The core of the change, found in Section 2, is a massive overhaul of the income thresholds used to calculate the EITC. Essentially, the bill is raising the ceiling on who qualifies and where the credit starts to shrink. For example, some base earned income amounts are jumping from around $6,330 up to $13,629, and another is moving from $8,890 to $19,140. This means more of your earned income counts toward maximizing the credit before the government starts phasing it out.

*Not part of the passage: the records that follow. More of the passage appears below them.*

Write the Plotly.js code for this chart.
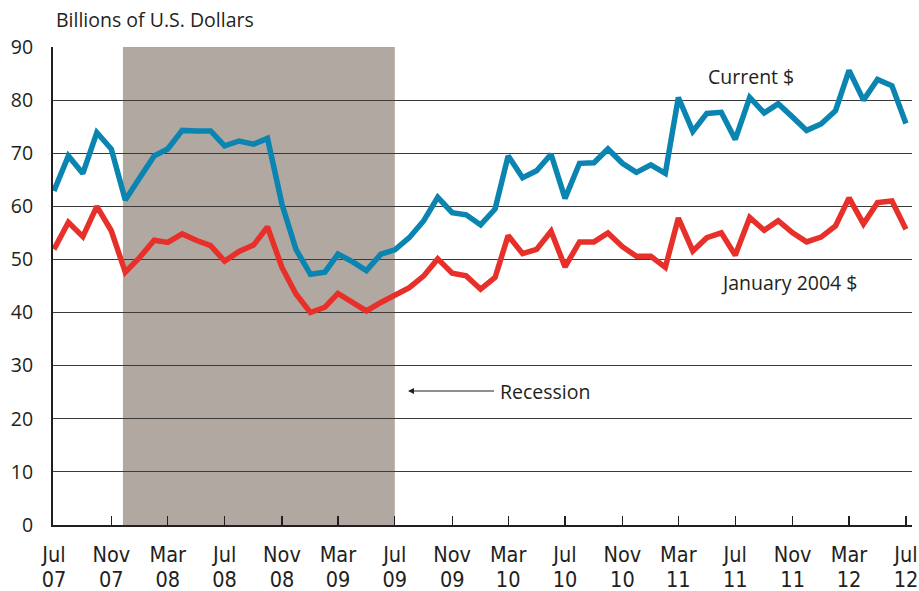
<!DOCTYPE html>
<html>
<head>
<meta charset="utf-8">
<script src="https://cdn.plot.ly/plotly-3.0.1.min.js"></script>
<style>html,body{margin:0;padding:0;background:#fff}#chart{width:919px;height:591px}</style>
</head>
<body>
<div id="chart"></div>
<script>
// Monthly dates Jul 2007 .. Jul 2012
const months = [
 '2007-07','2007-08','2007-09','2007-10','2007-11','2007-12',
 '2008-01','2008-02','2008-03','2008-04','2008-05','2008-06','2008-07','2008-08','2008-09','2008-10','2008-11','2008-12',
 '2009-01','2009-02','2009-03','2009-04','2009-05','2009-06','2009-07','2009-08','2009-09','2009-10','2009-11','2009-12',
 '2010-01','2010-02','2010-03','2010-04','2010-05','2010-06','2010-07','2010-08','2010-09','2010-10','2010-11','2010-12',
 '2011-01','2011-02','2011-03','2011-04','2011-05','2011-06','2011-07','2011-08','2011-09','2011-10','2011-11','2011-12',
 '2012-01','2012-02','2012-03','2012-04','2012-05','2012-06','2012-07'
];
const currentDollars = [
 62.9,69.5,66.2,73.9,70.8,61.2,
 65.4,69.5,70.8,74.3,74.2,74.2,71.4,72.3,71.7,72.8,60.4,51.9,
 47.2,47.6,51.0,49.6,47.9,51.0,51.8,54.1,57.3,61.7,58.8,58.4,
 56.5,59.5,69.5,65.4,66.7,69.8,61.5,68.1,68.2,70.8,68.1,66.4,
 67.8,66.2,80.5,74.1,77.5,77.7,72.6,80.5,77.6,79.3,76.8,74.3,
 75.5,78.0,85.6,80.0,83.9,82.7,75.6
];
const jan2004Dollars = [
 51.9,57.0,54.3,60.0,55.4,47.6,
 50.4,53.6,53.2,54.8,53.6,52.6,49.7,51.5,52.7,56.1,48.5,43.5,
 40.0,41.0,43.6,42.0,40.3,41.9,43.2,44.7,46.9,50.1,47.4,46.9,
 44.4,46.6,54.5,51.1,51.9,55.3,48.6,53.3,53.3,55.0,52.4,50.6,
 50.6,48.5,57.8,51.6,54.1,55.0,50.8,57.9,55.5,57.3,55.0,53.3,
 54.2,56.3,61.6,56.7,60.7,61.0,55.7
];
const tickDates = ['2007-07','2007-11','2008-03','2008-07','2008-11','2009-03','2009-07','2009-11','2010-03','2010-07','2010-11','2011-03','2011-07','2011-11','2012-03','2012-07'];
const tickMonths = ['Jul','Nov','Mar','Jul','Nov','Mar','Jul','Nov','Mar','Jul','Nov','Mar','Jul','Nov','Mar','Jul'];
const tickYears = ['07','07','08','08','08','09','09','09','10','10','10','11','11','11','12','12'];
const yTicks = [0,10,20,30,40,50,60,70,80,90];
const recessionStart = '2007-11-26';
const recessionEnd = '2009-07-01';

const FONT = 'Liberation Sans Narrow, DejaVu Sans Condensed, Open Sans, sans-serif';
const TXT = 'Open Sans, Noto Sans, sans-serif';
const INK = '#231f20';
const xRange = ['2007-06-29','2012-07-14'];

const traces = [
 {x: months, y: currentDollars, type:'scatter', mode:'lines', name:'Current $',
  line:{color:'#0a84b0', width:5.5}, xaxis:'x', yaxis:'y'},
 {x: months, y: jan2004Dollars, type:'scatter', mode:'lines', name:'January 2004 $',
  line:{color:'#e8302a', width:5.5}, xaxis:'x', yaxis:'y'},
 {x: [xRange[0]], y:[null], type:'scatter', mode:'lines', showlegend:false, xaxis:'x2', yaxis:'y', hoverinfo:'skip'}
];

const layout = {
 width: 919, height: 591,
 paper_bgcolor:'#ffffff', plot_bgcolor:'#ffffff',
 margin:{l:53, r:7, t:47, b:66},
 showlegend:false,
 title:{text:'Billions of U.S. Dollars', font:{family:TXT, size:19.5, color:INK},
        xref:'container', yref:'container', x:56/919, xanchor:'left', y:1-20/591, yanchor:'middle'},
 xaxis:{type:'date', range:xRange, tickmode:'array', tickvals:tickDates, ticktext:tickMonths,
        ticks:'inside', ticklen:9, tickwidth:1.2, tickcolor:INK,
        showline:true, linecolor:INK, linewidth:2, showgrid:false, zeroline:false,
        tickfont:{family:FONT, size:21.5, color:INK}, ticklabelstandoff:9},
 xaxis2:{type:'date', range:xRange, overlaying:'x', anchor:'y', side:'bottom', tickmode:'array',
        tickvals:tickDates, ticktext:tickYears, ticks:'', showline:false, showgrid:false, zeroline:false,
        tickfont:{family:FONT, size:21.5, color:INK}, ticklabelstandoff:39},
 yaxis:{range:[0,90], tickmode:'array', tickvals:yTicks, ticks:'', showline:true, linecolor:INK, linewidth:2,
        showgrid:true, gridcolor:'#3a3a3a', gridwidth:1.2, zeroline:false,
        tickfont:{family:TXT, size:19.5, color:INK}, ticklabelstandoff:14},
 shapes:[
  {type:'rect', xref:'x', yref:'paper', x0:recessionStart, x1:recessionEnd, y0:0, y1:1,
   fillcolor:'#b2a8a2', line:{width:0}, layer:'below'}
 ],
 annotations:[
  {text:'Current $', xref:'paper', yref:'paper', x:(751-53)/859, y:(525-76)/478, xanchor:'center', yanchor:'middle',
   showarrow:false, font:{family:TXT, size:19.5, color:INK}},
  {text:'January 2004 $', xref:'paper', yref:'paper', x:(789-53)/859, y:(525-282)/478, xanchor:'center', yanchor:'middle',
   showarrow:false, font:{family:TXT, size:19.5, color:INK}},
  {text:'Recession', xref:'paper', yref:'paper', x:(408-53)/859, y:(525-391)/478, xanchor:'left', yanchor:'middle',
   showarrow:true, arrowhead:2, arrowsize:1, arrowwidth:1.2, arrowcolor:INK, ax:90, ay:0,
   standoff:0, startstandoff:4, font:{family:TXT, size:19.5, color:INK}}
 ]
};

Plotly.newPlot('chart', traces, layout, {displayModeBar:false, staticPlot:true});
</script>
</body>
</html>
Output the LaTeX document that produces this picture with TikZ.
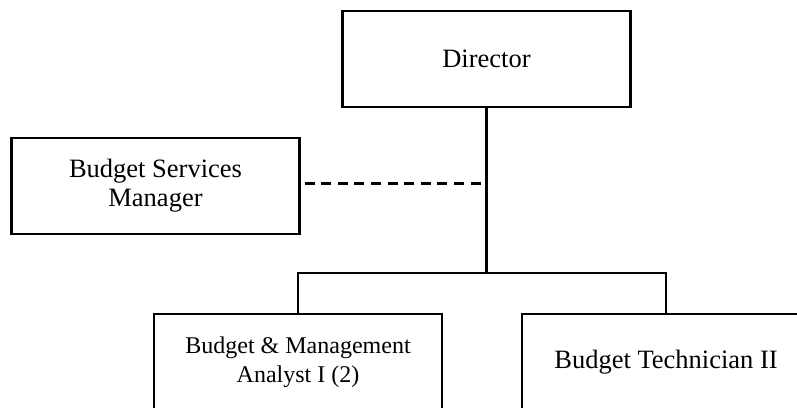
\documentclass[tikz,border=0pt]{standalone}
\usepackage{fontspec}
\setmainfont{Liberation Serif}
\usetikzlibrary{positioning,calc}

\begin{document}
\begin{tikzpicture}[x=1pt,y=-1pt,
  post/.style={draw,line width=2.2pt,minimum width=288pt,minimum height=96pt,
    align=center,font=\fontsize{26.5}{29}\selectfont,inner sep=0pt},
  link/.style={line width=2.2pt}]
  \useasboundingbox (0,0) rectangle (797,407);
  \node[post] (dir) at (486.5,59) {Director};
  \node[post] (bsm) at (155.5,186) {Budget Services\\Manager};
  \node[post,font=\fontsize{24}{29}\selectfont] (bma) at (298,362) {Budget \& Management\\Analyst I (2)};
  \node[post] (bt) at (666,362) {Budget Technician II};
  \coordinate (hub) at (486.5,273);
  \coordinate (tap) at (482.5,183.5);
  \draw[link] (dir.south) -- (hub);
  \draw[link] (bma.north) |- (hub) -| (bt.north);
  % dotted reporting line
  \draw[link,dash pattern=on 10pt off 6.6pt] ($(bsm.east|-tap)+(4,0)$) -- (tap);
\end{tikzpicture}
\end{document}
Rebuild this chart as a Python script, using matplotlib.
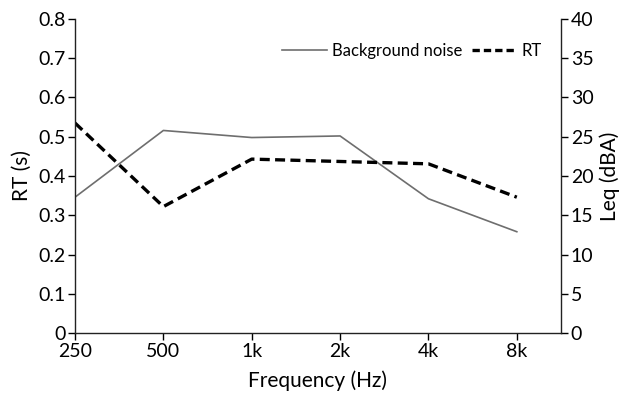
import matplotlib
matplotlib.use("Agg")
import matplotlib.pyplot as plt

plt.rcParams['font.family'] = ['Lato', 'DejaVu Sans']

freqs = ["250", "500", "1k", "2k", "4k", "8k"]
noise_leq = [17.3, 25.8, 24.9, 25.1, 17.1, 12.9]
rt_s = [0.535, 0.322, 0.443, 0.437, 0.431, 0.346]
rt_ticks = [0, 0.1, 0.2, 0.3, 0.4, 0.5, 0.6, 0.7, 0.8]
rt_ticklabels = ["0", "0.1", "0.2", "0.3", "0.4", "0.5", "0.6", "0.7", "0.8"]
leq_ticks = [0, 5, 10, 15, 20, 25, 30, 35, 40]

fig = plt.figure(figsize=(6.25, 3.99), dpi=100)
ax = fig.add_axes([0.12, 0.1654, 0.7776, 0.787])
ax2 = ax.twinx()

x = list(range(len(freqs)))
l2, = ax2.plot(x, noise_leq, color='#6e6e6e', lw=1.2, label='Background noise')
l1, = ax.plot(x, rt_s, color='black', lw=2.4, ls=(0, (3, 1.6)), label='RT')
ax.set_zorder(ax2.get_zorder() + 1)
ax.patch.set_visible(False)

ax.set_xlim(0, 5.5)
ax.set_ylim(0, 0.8)
ax2.set_ylim(0, 40)
ax.set_xticks(x)
ax.set_xticklabels(freqs)
ax.set_yticks(rt_ticks)
ax.set_yticklabels(rt_ticklabels)
ax2.set_yticks(leq_ticks)

for a in (ax, ax2):
    a.spines['top'].set_visible(False)
    for s in a.spines.values():
        s.set_color('#222222')
        s.set_linewidth(1.0)
    a.tick_params(colors='black', labelsize=14, length=5, width=1.0, direction='out', pad=2)
ax2.spines['left'].set_visible(False)
ax.spines['right'].set_visible(False)
ax2.spines['bottom'].set_visible(False)

ax.set_xlabel('Frequency (Hz)', fontsize=15, labelpad=8)
ax.set_ylabel('RT (s)', fontsize=15, labelpad=4)
ax2.set_ylabel('Leq (dBA)', fontsize=15, labelpad=4)

leg = ax.legend(handles=[l2, l1], loc='upper right', ncol=2, frameon=False,
                fontsize=12, handlelength=2.7, handletextpad=0.3, columnspacing=0.6,
                bbox_to_anchor=(0.975, 0.945), borderaxespad=0)
leg.get_lines()[1].set_linestyle((0, (2.2, 1.2)))

fig.savefig('out.png', dpi=100)
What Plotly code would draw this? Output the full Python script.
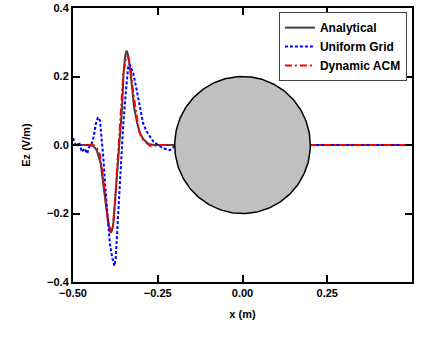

For those juggling work and family, these changes mean a bigger break at tax time. The bill specifically raises the income levels where the credit begins to “phase out” or shrink. Currently, if your income hits a certain point, the credit starts disappearing fast. Under this bill, phaseout amounts are being raised from around $11,610 to $24,992 in key areas. For a single parent working a steady job, this translates directly into a higher take-home benefit because they can earn more without losing the credit.
Married couples filing jointly also get a specific boost. The income limit where their phaseout begins is being raised from $5,000 to $7,612. This is a clear acknowledgement that two-earner households need more room to grow their income without being penalized by the tax code. It’s about letting working couples keep more of what they earn, helping them manage rising costs for things like childcare and housing.
Another detail that often gets overlooked but is crucial for the long haul is the update to how these EITC figures are adjusted for inflation. The bill changes the baseline year for future inflation adjustments from 2015 to 2026. Why does this matter? Because using a more recent year as the starting point ensures that the EITC’s value doesn’t erode as quickly due to inflation. It’s the difference between using five-year-old prices to calculate today’s credit versus using prices that are closer to current reality—a small change in the law that makes a big difference in the credit’s real-world buying power over time.
If you’re doing your tax planning, mark your calendar: these higher credit amounts and new thresholds only apply to tax years that begin after December 31, 2025. While the changes are significant and beneficial for working families, the actual impact won't be seen until the 2026 tax filing season.